Other areas where conservation is moving forward is in the removal of old creosote dock pilings that have been used for foreshore protections (referred to as armoring) and other uses. Once again citizen- based initiatives in partnership with academics has yielded results in the restoration of natural shorelines. The theme of citizen science seems to be an ever-growing movement and beneficial relationships between academics and concerned citizens are moving many efforts forward.
Anecdotally there seemed to be a much larger contingent of U.S. participants at the conference than Canadians. It seemed like the U.S. although guardedly optimistic with recent political changes, is still moving ahead with many positive
marine initiatives. Much of this is driven by indigenous and grass roots initiatives. Although Canada is moving forward with more political will than the previous government, it is still lagging behind the U.S. with active ocean programming. Hopefully the Department of Fisheries recent bout of hiring and changes to the Canadian Fisheries Act, will see Canada playing a greater role in marine conservation.
As this is an article in a diver magazine it is important to acknowledge the role of divers in science and marine conservation. A vast number of the initiatives at the conference were dependent on divers to collect the critical data to make the right decisions. Divers still remain to be one of the best ways to observe in situ and contribute knowledge. That said, there were some incredibly sophisticated technologies on display at the conference. The ability to monitor ocean acoustics and create maps has never been better. Using in water hydrophones we can study everything from whale movements to ship’s noise.
The conference did a good job of holding sessions on communications that allow for a clearer message to get out effectively. As Seattle is a technology oriented city, the conference drew some cutting edge communicators who shared their wisdom.
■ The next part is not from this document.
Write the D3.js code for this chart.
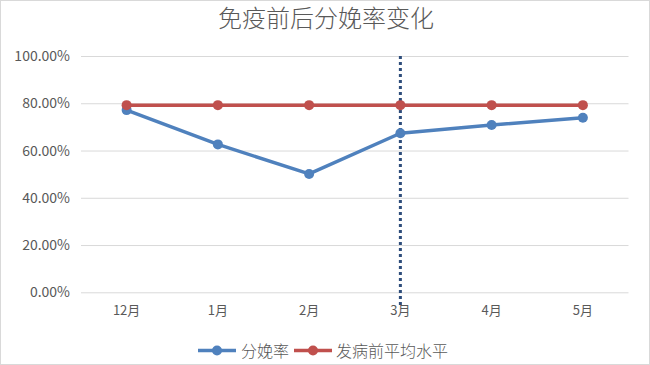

One of the observations of the attendees was that although there are some very successful high tech companies, they don’t seem to contribute back to the local marine conservation community. Given that a vast number of conservationists use these technologies every day, perhaps it is time we asked why these tech companies aren’t giving back. Many of the conservation initiatives suffer from the ability to garner sustainable funding to be effective. The bands and tribes of the first peoples of the Salish Sea Conference provided the backbone of the conference. Their stories and historic information are a critical part of the overall marine view. Their very culture is dependent on the marine life. In the words of Billy Frank Jr. “As the salmon disappear so do our tribal cultures and treaty rights. We are at a crossroads and we are running out of time”. These words embody how important marine issues are to the original people of an area they always viewed as one, the Salish Sea. Representatives of both sides of the border provided wonderful stories and expressed their desire to unify both sides of the border to work on increasing marine health.
In summary the Salish Sea Conference demonstrated how cooperation across cultures and borders can move efforts forward. It was a pleasure to see that much is being done and that efforts are continuing to maintain and increase the marine health of the Salish Sea.